Prof. Assouar is author or co-author of more than 165 international peer reviewed publications, in leading international journals including, Phys. Rev. Lett., Nature Review Materials, Advanced Materials, Nature Communications, Science Advances and more than 50 invited talks and keynotes over the world. This has led to highly recognition of his works and achievements over the past 20 years, as indicated by the high citations rate his works has collected (11000 citations, and h-index of 59).

Abstract

The ability to manipulate and structure sound and vibration with precision has long been a central goal in acoustics and mechanical engineering. Recent advances in the design of metastructures, engineered architectures with tailored wavelength or subwavelength features, have opened new frontiers in this pursuit. These structures enable unprecedented control over wave propagation, reflection, absorption, transmission and localization, far beyond the limits of conventional materials.

In this seminar, I will present an overview of some recent research developments in the field of acoustic and elastic metastructures, with a focus on how these architected materials can be used sound and vibrations manipulation. Specifically, I will first discuss some recent advances in the concept of elastic BICs. The latter offer a powerful mechanism for achieving infinite quality factor resonances, which are particularly promising for enhancing sound and vibration absorption and developing highly sensitive sensors.
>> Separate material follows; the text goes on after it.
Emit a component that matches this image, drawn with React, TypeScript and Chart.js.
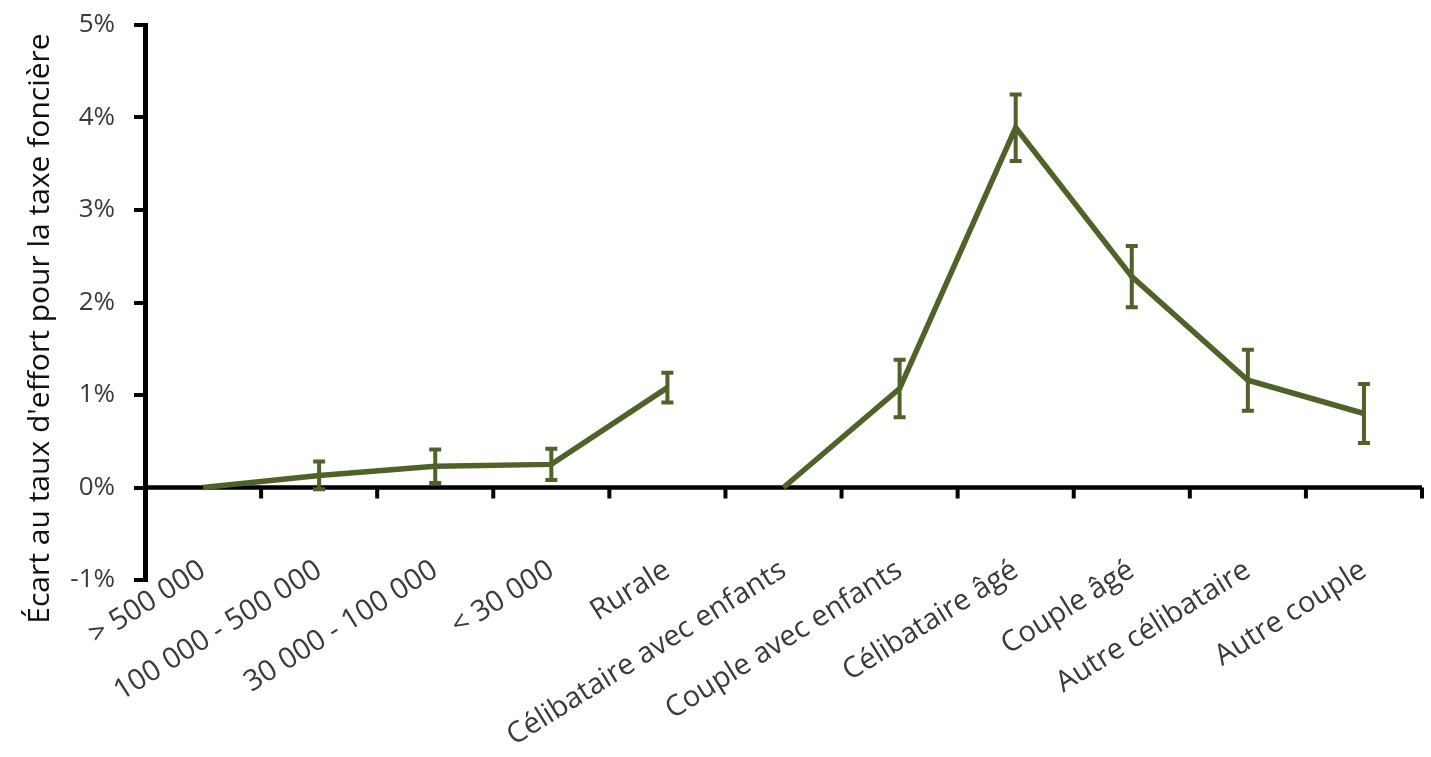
import React, { useEffect, useRef } from "react";
import { Chart, registerables } from "chart.js";

Chart.register(...registerables);

const categories = [
  "> 500 000",
  "100 000 - 500 000",
  "30 000 - 100 000",
  "< 30 000",
  "Rurale",
  "Célibataire avec enfants",
  "Couple avec enfants",
  "Célibataire âgé",
  "Couple âgé",
  "Autre célibataire",
  "Autre couple",
];

// Series 1: urban unit size (first 5 categories)
const sizeValues = [0, 0.13, 0.23, 0.25, 1.08];
const sizeErrors = [0, 0.15, 0.18, 0.17, 0.16];

// Series 2: household type (last 6 categories)
const householdValues = [0, 1.07, 3.89, 2.28, 1.16, 0.8];
const householdErrors = [0, 0.31, 0.36, 0.33, 0.33, 0.32];

const yTicks = [-1, 0, 1, 2, 3, 4, 5];
const yTitle = "Écart au taux d'effort pour la taxe foncière";

const GREEN = "#4F6228";
const FONT = "'Open Sans', sans-serif";

const App: React.FC = () => {
  const ref = useRef<HTMLCanvasElement | null>(null);

  useEffect(() => {
    if (!ref.current) return;
    const n = categories.length;
    const pad = (arr: number[], before: number) => {
      const out: (number | null)[] = [];
      for (let i = 0; i < n; i++) out.push(null);
      arr.forEach((v, i) => (out[before + i] = v));
      return out;
    };
    const d1 = pad(sizeValues, 0);
    const e1 = pad(sizeErrors, 0);
    const d2 = pad(householdValues, sizeValues.length);
    const e2 = pad(householdErrors, sizeValues.length);

    const zeroAxis = {
      id: "zeroAxis",
      beforeDatasetsDraw(chart: any) {
        const { ctx, chartArea, scales } = chart;
        const x = scales.x;
        const y = scales.y;
        const y0 = y.getPixelForValue(0);
        ctx.save();
        ctx.strokeStyle = "#000";
        ctx.lineWidth = 4.5;
        ctx.beginPath();
        ctx.moveTo(chartArea.left, y0);
        ctx.lineTo(chartArea.right, y0);
        ctx.stroke();
        const step = x.getPixelForValue(1) - x.getPixelForValue(0);
        ctx.lineWidth = 4;
        for (let i = 0; i <= n; i++) {
          const px = x.getPixelForValue(i) - step / 2;
          ctx.beginPath();
          ctx.moveTo(px, y0);
          ctx.lineTo(px, y0 + 11);
          ctx.stroke();
        }
        ctx.restore();
      },
    };

    const yTitlePlugin = {
      id: "yTitlePlugin",
      afterDraw(chart: any) {
        const { ctx, chartArea } = chart;
        ctx.save();
        ctx.translate(chartArea.left - 105, (chartArea.top + chartArea.bottom) / 2 + 26);
        ctx.rotate(-Math.PI / 2);
        ctx.textAlign = "center";
        ctx.textBaseline = "middle";
        ctx.fillStyle = "#111";
        ctx.font = `30px ${FONT}`;
        ctx.fillText(yTitle, 0, 0);
        ctx.restore();
      },
    };

    const errorBars = {
      id: "errorBars",
      afterDatasetsDraw(chart: any) {
        const { ctx, scales } = chart;
        const y = scales.y;
        const x = scales.x;
        const errs = [e1, e2];
        const vals = [d1, d2];
        ctx.save();
        ctx.strokeStyle = GREEN;
        ctx.lineWidth = 4;
        for (let s = 0; s < 2; s++) {
          for (let i = 0; i < n; i++) {
            const v = vals[s][i];
            const e = errs[s][i];
            if (v === null || e === null || e === 0) continue;
            const px = x.getPixelForValue(i);
            const top = y.getPixelForValue((v as number) + (e as number));
            const bot = y.getPixelForValue((v as number) - (e as number));
            ctx.beginPath();
            ctx.moveTo(px, top);
            ctx.lineTo(px, bot);
            ctx.moveTo(px - 6, top);
            ctx.lineTo(px + 6, top);
            ctx.moveTo(px - 6, bot);
            ctx.lineTo(px + 6, bot);
            ctx.stroke();
          }
        }
        ctx.restore();
      },
    };

    const chart = new Chart(ref.current, {
      type: "line",
      data: {
        labels: categories,
        datasets: [
          {
            data: d1,
            borderColor: GREEN,
            backgroundColor: GREEN,
            borderWidth: 5.5,
            pointRadius: 0,
            tension: 0,
            spanGaps: false,
          },
          {
            data: d2,
            borderColor: GREEN,
            backgroundColor: GREEN,
            borderWidth: 5.5,
            pointRadius: 0,
            tension: 0,
            spanGaps: false,
          },
        ],
      },
      options: {
        animation: false,
        responsive: false,
        layout: { padding: { top: 25, right: 9, left: 0, bottom: 0 } },
        plugins: {
          legend: { display: false },
          tooltip: { enabled: false },
        },
        scales: {
          x: {
            type: "category",
            offset: true,
            grid: { display: false, drawTicks: false },
            border: { display: false },
            ticks: {
              minRotation: 32,
              maxRotation: 32,
              autoSkip: false,
              padding: -27,
              color: "#3a3a3a",
              font: { family: FONT, size: 29 },
            },
            afterFit(scale: any) {
              scale.height = 177;
              // let the rotated labels rise slightly above the plot bottom
              scale._computeLabelArea = () => undefined;
            },
          },
          y: {
            min: -1,
            max: 5,
            afterBuildTicks(scale: any) {
              scale.ticks = yTicks.map((v) => ({ value: v }));
            },
            border: { display: true, color: "#000", width: 5 },
            grid: {
              drawOnChartArea: false,
              drawTicks: true,
              tickLength: 11,
              color: "#000",
              lineWidth: 4,
            },
            ticks: {
              padding: 19,
              color: "#3a3a3a",
              font: { family: FONT, size: 26 },
              callback: (v: any) => `${v}%`,
            },
            afterFit(scale: any) {
              scale.width = 145;
              scale.paddingTop = 0;
              scale.paddingBottom = 0;
            },
          },
        },
      },
      plugins: [zeroAxis, errorBars, yTitlePlugin],
    });
    return () => chart.destroy();
  }, []);

  return (
    <div style={{ position: "absolute", left: 0, top: 0, width: 1431, height: 757, background: "#fff" }}>
      <canvas ref={ref} width={1431} height={757} style={{ width: 1431, height: 757, display: "block" }} />
    </div>
  );
};

export default App;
In the second part, I will introduce the emerging concept of phononic skyrmions, topologically nontrivial configurations in elastic fields that mimic their magnetic counterparts. These phononic structures open exciting opportunities for transporting vibrational information in robust, and reconfigurable ways, paving the way for the applications related, for example, to acoustofluidics and microfluidics.